GOAL: Starting with the first line below, extract each line through the one that contains "(0,0) rectangle (1008,1468);", inclusive, excluding pictures.

◇ ◇ ◇

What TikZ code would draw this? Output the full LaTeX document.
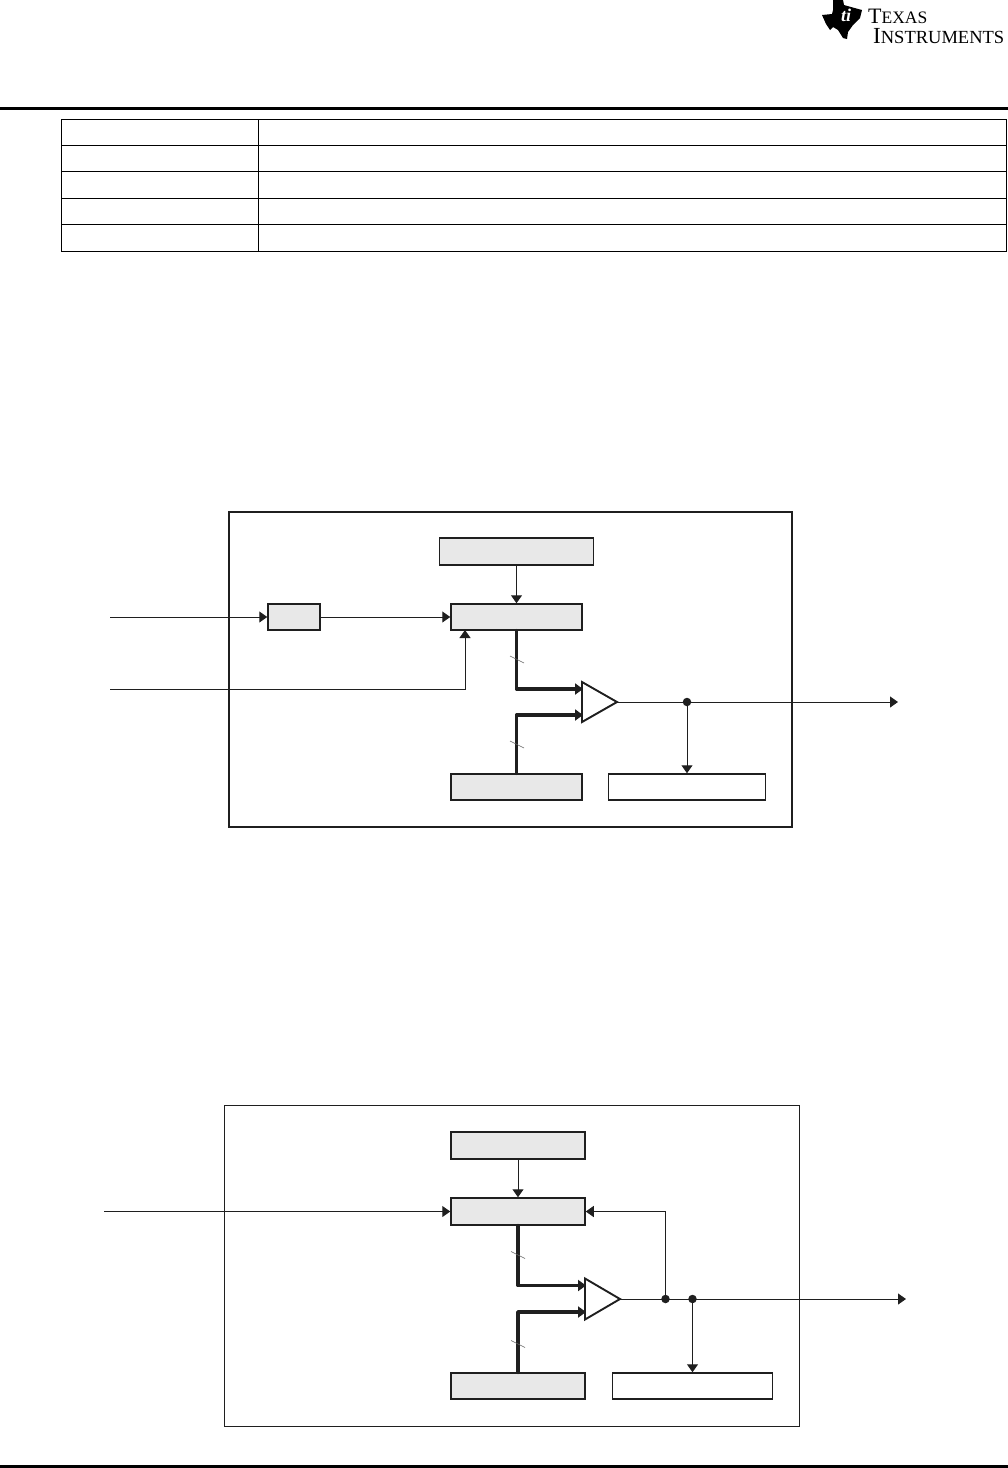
\documentclass[tikz,border=0pt]{standalone}
\usepackage{fontspec}
\setmainfont{Liberation Serif}
\usetikzlibrary{arrows.meta, shapes.geometric}
\definecolor{blockgray}{gray}{0.91}
\definecolor{inkblack}{gray}{0.12}
\tikzset{
  block/.style={draw=inkblack, line width=1.5pt, fill=blockgray, inner sep=0pt, minimum height=26pt},
  plainblock/.style={block, fill=white},
  sig/.style={draw=inkblack, line width=1pt, -{Triangle[length=8pt,width=11pt]}},
  bus/.style={draw=inkblack, line width=3.8pt, line cap=round, line join=round, -{Triangle[length=8pt,width=11pt]}},
  slashmark/.style={draw=inkblack!70, line width=0.6pt},
  amp/.style={draw=inkblack, line width=1.9pt, isosceles triangle, isosceles triangle stretches, inner sep=0pt, outer sep=0pt, anchor=apex},
  junction/.style={circle, fill=inkblack, inner sep=0pt, minimum size=8.5pt},
}

\begin{document}
\begin{tikzpicture}[x=1pt, y=-1pt]
  \useasboundingbox (0,0) rectangle (1008,1468);

  % === HEADER ===
  \fill[black] (833,0) -- (843,0) -- (844,5) -- (851,7) -- (862,10) -- (860,18) -- (853,25) -- (848,32) -- (847,39) -- (843,38) -- (838,30) -- (833,27) -- (830,30) -- (826,24) -- (822,15) -- (832,14) -- (833,10) -- cycle;
  \node[white, font=\itshape\bfseries\fontsize{18}{18}\selectfont, inner sep=0pt] (logoMark) at (846,15) {ti};
  \node[anchor=north west, align=left, inner sep=0pt, font=\fontsize{18.5}{20}\selectfont] (logoText) at (868,9)
    {{\fontsize{22}{20}\selectfont T}{\fontsize{17.5}{20}\selectfont EXAS}\\
     \hspace*{5pt}{\fontsize{23}{20}\selectfont I}NSTRUMENTS};
  \fill[black] (0,107) rectangle (1008,110);
  \fill[black] (0,1464.6) rectangle (1008,1468);

  % === TABLE ===
  \draw[line width=1pt] (61,119) rectangle (1006,251);
  \draw[line width=1pt] (258,119) -- (258,251);
  \foreach \rowy in {145,171,198,224}
    \draw[line width=1pt] (61,\rowy) -- (1006,\rowy);

  % === FIRST DIAGRAM ===
  \draw[line width=1.7pt, draw=inkblack] (229,512) rectangle (792,827);

  \node[block, minimum width=154pt, minimum height=27pt] (refA) at (516.5,551.5) {};
  \node[block, minimum width=131pt] (dacA) at (516.5,617) {};
  \node[block, minimum width=52pt] (divA) at (294,617) {};
  \node[block, minimum width=131pt] (regA) at (516.5,787) {};
  \node[plainblock, minimum width=157pt] (loadA) at (687,787) {};
  \node[amp, minimum width=40pt, minimum height=35pt] (ampA) at (617,702) {};
  \node[junction] (dotA) at (687,702) {};

  \coordinate (clkA) at (110,617);
  \coordinate (enA) at (110,689);
  \coordinate (outA) at (898,702);
  \coordinate (plusA) at (583,689);
  \coordinate (minusA) at (583,715);
  \coordinate (cornerA) at (465,630);
  \coordinate (tickA) at (517,659.5);
  \coordinate (tickB) at (517,744.5);

  \draw[sig] (clkA) -- (divA.west);
  \draw[sig] (divA.east) -- (dacA.west);
  \draw[sig] (enA) -| (cornerA);
  \draw[sig] (refA.south) -- (dacA.north);
  \draw[bus] (dacA.south) |- (plusA);
  \draw[bus] (regA.north) |- (minusA);
  \draw[sig] (ampA.apex) -- (outA);
  \draw[sig] (dotA.center) -- (loadA.north);
  \draw[slashmark] ([shift={(-7,-3.5)}]tickA) -- ([shift={(7,3.5)}]tickA);
  \draw[slashmark] ([shift={(-7,-3.5)}]tickB) -- ([shift={(7,3.5)}]tickB);

  % === SECOND DIAGRAM ===
  \draw[line width=1pt, draw=inkblack] (224,1105) rectangle (799.5,1426);

  \node[block, minimum width=134pt, minimum height=27pt] (refB) at (518,1145.5) {};
  \node[block, minimum width=134pt, minimum height=27pt] (dacB) at (518,1211.5) {};
  \node[block, minimum width=134pt] (regB) at (518,1386) {};
  \node[plainblock, minimum width=160pt] (loadB) at (692.5,1386) {};
  \node[amp, minimum width=41pt, minimum height=35pt] (ampB) at (620,1299) {};
  \node[junction] (dotB) at (665.5,1299) {};
  \node[junction] (dotC) at (692.5,1299) {};

  \coordinate (enB) at (104,1211.5);
  \coordinate (outB) at (906,1299);
  \coordinate (plusB) at (586,1285.5);
  \coordinate (minusB) at (586,1312);
  \coordinate (tickC) at (518,1255);
  \coordinate (tickD) at (518,1344);

  \draw[sig] (enB) -- (dacB.west);
  \draw[sig] (refB.south) -- (dacB.north);
  \draw[sig] (dotB.center) |- (dacB.east);
  \draw[bus] (dacB.south) |- (plusB);
  \draw[bus] (regB.north) |- (minusB);
  \draw[sig] (ampB.apex) -- (outB);
  \draw[sig] (dotC.center) -- (loadB.north);
  \draw[slashmark] ([shift={(-7,-3.5)}]tickC) -- ([shift={(7,3.5)}]tickC);
  \draw[slashmark] ([shift={(-7,-3.5)}]tickD) -- ([shift={(7,3.5)}]tickD);
\end{tikzpicture}
\end{document}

◇ ◇ ◇

RESPONSE TO THIS TASK:
What TikZ code would draw this? Output the full LaTeX document.
\documentclass[tikz,border=0pt]{standalone}
\usepackage{fontspec}
\setmainfont{Liberation Serif}
\usetikzlibrary{arrows.meta, shapes.geometric}
\definecolor{blockgray}{gray}{0.91}
\definecolor{inkblack}{gray}{0.12}
\tikzset{
  block/.style={draw=inkblack, line width=1.5pt, fill=blockgray, inner sep=0pt, minimum height=26pt},
  plainblock/.style={block, fill=white},
  sig/.style={draw=inkblack, line width=1pt, -{Triangle[length=8pt,width=11pt]}},
  bus/.style={draw=inkblack, line width=3.8pt, line cap=round, line join=round, -{Triangle[length=8pt,width=11pt]}},
  slashmark/.style={draw=inkblack!70, line width=0.6pt},
  amp/.style={draw=inkblack, line width=1.9pt, isosceles triangle, isosceles triangle stretches, inner sep=0pt, outer sep=0pt, anchor=apex},
  junction/.style={circle, fill=inkblack, inner sep=0pt, minimum size=8.5pt},
}

\begin{document}
\begin{tikzpicture}[x=1pt, y=-1pt]
  \useasboundingbox (0,0) rectangle (1008,1468);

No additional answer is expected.